◆ What is being asked:
From the very first line of the data to the line containing "base = alt.Chart(df)", retype everything exactly, leaving the pictures behind.
══════════════════════════════
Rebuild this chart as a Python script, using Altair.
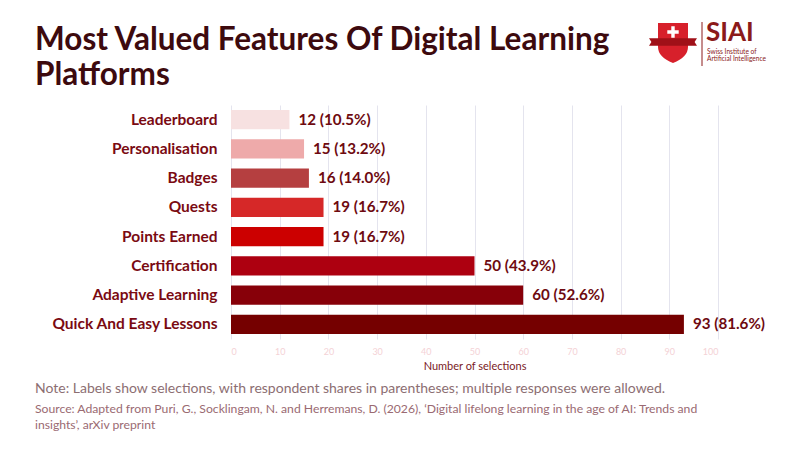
import altair as alt
import pandas as pd

features = ["Leaderboard", "Personalisation", "Badges", "Quests", "Points Earned",
            "Certification", "Adaptive Learning", "Quick And Easy Lessons"]
counts = [12, 15, 16, 19, 19, 50, 60, 93]
shares = [10.5, 13.2, 14.0, 16.7, 16.7, 43.9, 52.6, 81.6]
colors = ["#f7e1e1", "#eeaaaa", "#b53f40", "#d62828", "#cc0000",
          "#ad0010", "#870009", "#750000"]

title_lines = ["Most Valued Features Of Digital Learning", "Platforms"]
note_text = "Note: Labels show selections, with respondent shares in parentheses; multiple responses were allowed."
source_lines = ["Source: Adapted from Puri, G., Socklingam, N. and Herremans, D. (2026), \u2018Digital lifelong learning in the age of AI: Trends and",
                "insights\u2019, arXiv preprint"]
logo_lines = ["Swiss Institute of", "Artificial Intelligence"]

FONT = "Lato"

df = pd.DataFrame({
    "feature": features,
    "count": counts,
    "share": shares,
    "color": colors,
})
df["label"] = [f"{c} ({s:.1f}%)" for c, s in zip(counts, shares)]

W, H = 487, 234

base = alt.Chart(df)

bars = base.mark_bar().encode(
    y=alt.Y("feature:N", sort=features,
            scale=alt.Scale(paddingInner=0.34, paddingOuter=0.17),
            axis=alt.Axis(title=None, labelFont=FONT, labelFontSize=15.5,
                          labelFontWeight="bold", labelColor="#7a0a12",
                          labelPadding=14, ticks=False, domain=False, grid=False)),
    x=alt.X("count:Q", scale=alt.Scale(domain=[0, 100], nice=False),
            axis=alt.Axis(title="Number of selections", values=list(range(0, 101, 10)),
                          labelFont=FONT, labelFontSize=9, labelColor="#f4d2d6",
                          titleFont=FONT, titleFontSize=11, titleFontWeight="normal",
                          titleColor="#7a1a25", titlePadding=4, labelPadding=8,
                          domain=False, ticks=False, grid=True,
                          gridColor="#e4e4ee", gridWidth=1)),
    color=alt.Color("color:N", scale=None),
)

labels = base.mark_text(align="left", baseline="middle", dx=9, font=FONT,
                        fontSize=15.2, fontWeight="bold", color="#6e0a10").encode(
    y=alt.Y("feature:N", sort=features),
    x="count:Q",
    text="label:N",
)


def text_line(txt, x, y, **kw):
    return alt.Chart(pd.DataFrame({"t": [txt]})).mark_text(
        align="left", baseline="alphabetic", font=FONT, **kw).encode(
        text="t:N", x=alt.value(x), y=alt.value(y))


title = (text_line(title_lines[0], -196, -55, fontSize=31.5, fontWeight="bold", color="#3d0a0e")
         + text_line(title_lines[1], -196, -20, fontSize=31.5, fontWeight="bold", color="#3d0a0e"))

note = text_line(note_text, -196, 288, fontSize=14, color="#8c6e72")
source = (text_line(source_lines[0], -196, 308, fontSize=12.2, color="#9a6a72")
          + text_line(source_lines[1], -196, 324, fontSize=12.2, color="#9a6a72"))

# Logo
one = pd.DataFrame({"a": [0]})
shield = alt.Chart(one).mark_point(
    shape="M -0.75 -1 L 0.75 -1 L 0.75 0.2 Q 0.75 0.7 0 1 Q -0.75 0.7 -0.75 0.2 Z",
    filled=True, size=1600, color="#d7202b", opacity=1).encode(
    x=alt.value(442), y=alt.value(-62))
ribbon = alt.Chart(one).mark_point(
    shape="M -1 -0.16 L 1 -0.16 L 0.9 0 L 1 0.16 L -1 0.16 L -0.9 0 Z",
    filled=True, size=2304, color="#a01018", opacity=1).encode(
    x=alt.value(442), y=alt.value(-63))
cross = alt.Chart(one).mark_point(
    shape="M -0.3 -1 L 0.3 -1 L 0.3 -0.3 L 1 -0.3 L 1 0.3 L 0.3 0.3 L 0.3 1 L -0.3 1 L -0.3 0.3 L -1 0.3 L -1 -0.3 L -0.3 -0.3 Z",
    filled=True, size=130, color="white", opacity=1).encode(
    x=alt.value(442), y=alt.value(-73))
divider = alt.Chart(one).mark_rule(color="#8b1a1a", strokeWidth=1).encode(
    x=alt.value(471), y=alt.value(-83), y2=alt.value(-39))
siai = text_line("SIAI", 475, -64.5, fontSize=26, fontWeight="bold", color="#8b1a1a")
siai_sub = (text_line(logo_lines[0], 476, -51.5, fontSize=6.6, color="#8b1a1a")
            + text_line(logo_lines[1], 476, -44.5, fontSize=6.6, color="#8b1a1a"))

chart = alt.layer(bars, labels, title, note, source, shield, ribbon, cross, divider,
                  siai, siai_sub).properties(
    width=W, height=H,
    autosize=alt.AutoSizeParams(type="none"),
    padding={"left": 223, "top": 97, "right": 74, "bottom": 103},
    background="white",
).configure_view(stroke=None)

chart.save("out.html", embed_options={"renderer": "svg", "actions": False})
══════════════════════════════
◆ Exercise result:
Rebuild this chart as a Python script, using Altair.
import altair as alt
import pandas as pd

features = ["Leaderboard", "Personalisation", "Badges", "Quests", "Points Earned",
            "Certification", "Adaptive Learning", "Quick And Easy Lessons"]
counts = [12, 15, 16, 19, 19, 50, 60, 93]
shares = [10.5, 13.2, 14.0, 16.7, 16.7, 43.9, 52.6, 81.6]
colors = ["#f7e1e1", "#eeaaaa", "#b53f40", "#d62828", "#cc0000",
          "#ad0010", "#870009", "#750000"]

title_lines = ["Most Valued Features Of Digital Learning", "Platforms"]
note_text = "Note: Labels show selections, with respondent shares in parentheses; multiple responses were allowed."
source_lines = ["Source: Adapted from Puri, G., Socklingam, N. and Herremans, D. (2026), \u2018Digital lifelong learning in the age of AI: Trends and",
                "insights\u2019, arXiv preprint"]
logo_lines = ["Swiss Institute of", "Artificial Intelligence"]

FONT = "Lato"

df = pd.DataFrame({
    "feature": features,
    "count": counts,
    "share": shares,
    "color": colors,
})
df["label"] = [f"{c} ({s:.1f}%)" for c, s in zip(counts, shares)]

W, H = 487, 234

base = alt.Chart(df)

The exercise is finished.